* [SUPPLIED MATERIAL]:
* * * * *
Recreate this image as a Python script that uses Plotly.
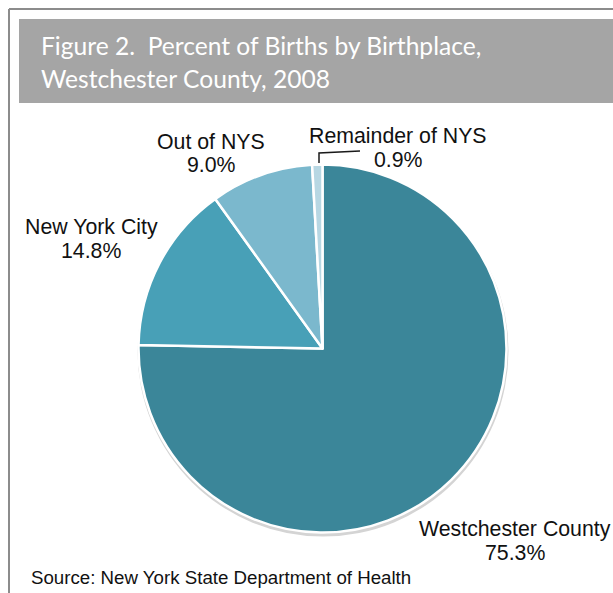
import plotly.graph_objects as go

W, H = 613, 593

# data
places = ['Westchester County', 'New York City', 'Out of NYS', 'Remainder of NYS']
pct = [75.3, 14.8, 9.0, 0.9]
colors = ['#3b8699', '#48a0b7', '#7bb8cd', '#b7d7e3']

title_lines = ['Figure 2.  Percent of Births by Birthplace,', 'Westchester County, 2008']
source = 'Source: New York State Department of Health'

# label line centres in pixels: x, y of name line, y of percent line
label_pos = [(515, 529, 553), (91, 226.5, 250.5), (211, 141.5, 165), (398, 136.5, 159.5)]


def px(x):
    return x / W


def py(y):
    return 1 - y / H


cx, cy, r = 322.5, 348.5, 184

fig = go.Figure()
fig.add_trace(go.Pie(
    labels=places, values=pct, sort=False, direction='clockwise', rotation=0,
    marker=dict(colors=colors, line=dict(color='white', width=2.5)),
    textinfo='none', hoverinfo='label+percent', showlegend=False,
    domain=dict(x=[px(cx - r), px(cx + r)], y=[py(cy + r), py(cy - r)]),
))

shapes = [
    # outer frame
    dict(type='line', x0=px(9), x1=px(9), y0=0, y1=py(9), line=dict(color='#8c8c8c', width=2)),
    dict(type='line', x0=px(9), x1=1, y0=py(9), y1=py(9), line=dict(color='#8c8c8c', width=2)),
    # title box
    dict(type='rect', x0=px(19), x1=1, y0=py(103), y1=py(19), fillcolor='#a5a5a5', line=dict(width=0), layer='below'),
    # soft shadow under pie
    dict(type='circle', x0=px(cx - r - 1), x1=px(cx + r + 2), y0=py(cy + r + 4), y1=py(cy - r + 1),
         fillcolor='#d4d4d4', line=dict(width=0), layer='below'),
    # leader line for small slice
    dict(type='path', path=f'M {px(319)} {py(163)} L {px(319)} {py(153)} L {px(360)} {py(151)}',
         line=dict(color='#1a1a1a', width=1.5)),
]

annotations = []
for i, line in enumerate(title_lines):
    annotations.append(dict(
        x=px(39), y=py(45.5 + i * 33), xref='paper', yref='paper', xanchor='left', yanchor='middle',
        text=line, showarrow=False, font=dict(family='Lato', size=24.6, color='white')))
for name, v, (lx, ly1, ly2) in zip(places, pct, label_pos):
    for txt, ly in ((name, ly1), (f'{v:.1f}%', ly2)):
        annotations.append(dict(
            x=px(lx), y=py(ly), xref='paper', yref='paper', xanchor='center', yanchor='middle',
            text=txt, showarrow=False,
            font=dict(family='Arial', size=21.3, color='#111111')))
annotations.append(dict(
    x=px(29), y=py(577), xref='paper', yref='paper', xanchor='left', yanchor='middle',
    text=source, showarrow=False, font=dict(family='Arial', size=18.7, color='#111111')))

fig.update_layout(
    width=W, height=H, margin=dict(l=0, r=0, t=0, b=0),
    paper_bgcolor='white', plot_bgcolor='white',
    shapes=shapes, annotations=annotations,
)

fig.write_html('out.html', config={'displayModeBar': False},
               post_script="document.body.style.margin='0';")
* * * * *
* [WHAT THIS TASK INVOLVES]: Set down the material above as is, without any pictures.

* [WRITTEN REPLY]:
Recreate this image as a Python script that uses Plotly.
import plotly.graph_objects as go

W, H = 613, 593

# data
places = ['Westchester County', 'New York City', 'Out of NYS', 'Remainder of NYS']
pct = [75.3, 14.8, 9.0, 0.9]
colors = ['#3b8699', '#48a0b7', '#7bb8cd', '#b7d7e3']

title_lines = ['Figure 2.  Percent of Births by Birthplace,', 'Westchester County, 2008']
source = 'Source: New York State Department of Health'

# label line centres in pixels: x, y of name line, y of percent line
label_pos = [(515, 529, 553), (91, 226.5, 250.5), (211, 141.5, 165), (398, 136.5, 159.5)]


def px(x):
    return x / W


def py(y):
    return 1 - y / H


cx, cy, r = 322.5, 348.5, 184

fig = go.Figure()
fig.add_trace(go.Pie(
    labels=places, values=pct, sort=False, direction='clockwise', rotation=0,
    marker=dict(colors=colors, line=dict(color='white', width=2.5)),
    textinfo='none', hoverinfo='label+percent', showlegend=False,
    domain=dict(x=[px(cx - r), px(cx + r)], y=[py(cy + r), py(cy - r)]),
))

shapes = [
    # outer frame
    dict(type='line', x0=px(9), x1=px(9), y0=0, y1=py(9), line=dict(color='#8c8c8c', width=2)),
    dict(type='line', x0=px(9), x1=1, y0=py(9), y1=py(9), line=dict(color='#8c8c8c', width=2)),
    # title box
    dict(type='rect', x0=px(19), x1=1, y0=py(103), y1=py(19), fillcolor='#a5a5a5', line=dict(width=0), layer='below'),
    # soft shadow under pie
    dict(type='circle', x0=px(cx - r - 1), x1=px(cx + r + 2), y0=py(cy + r + 4), y1=py(cy - r + 1),
         fillcolor='#d4d4d4', line=dict(width=0), layer='below'),
    # leader line for small slice
    dict(type='path', path=f'M {px(319)} {py(163)} L {px(319)} {py(153)} L {px(360)} {py(151)}',
         line=dict(color='#1a1a1a', width=1.5)),
]

annotations = []
for i, line in enumerate(title_lines):
    annotations.append(dict(
        x=px(39), y=py(45.5 + i * 33), xref='paper', yref='paper', xanchor='left', yanchor='middle',
        text=line, showarrow=False, font=dict(family='Lato', size=24.6, color='white')))
for name, v, (lx, ly1, ly2) in zip(places, pct, label_pos):
    for txt, ly in ((name, ly1), (f'{v:.1f}%', ly2)):
        annotations.append(dict(
            x=px(lx), y=py(ly), xref='paper', yref='paper', xanchor='center', yanchor='middle',
            text=txt, showarrow=False,
            font=dict(family='Arial', size=21.3, color='#111111')))
annotations.append(dict(
    x=px(29), y=py(577), xref='paper', yref='paper', xanchor='left', yanchor='middle',
    text=source, showarrow=False, font=dict(family='Arial', size=18.7, color='#111111')))

fig.update_layout(
    width=W, height=H, margin=dict(l=0, r=0, t=0, b=0),
    paper_bgcolor='white', plot_bgcolor='white',
    shapes=shapes, annotations=annotations,
)

fig.write_html('out.html', config={'displayModeBar': False},
               post_script="document.body.style.margin='0';")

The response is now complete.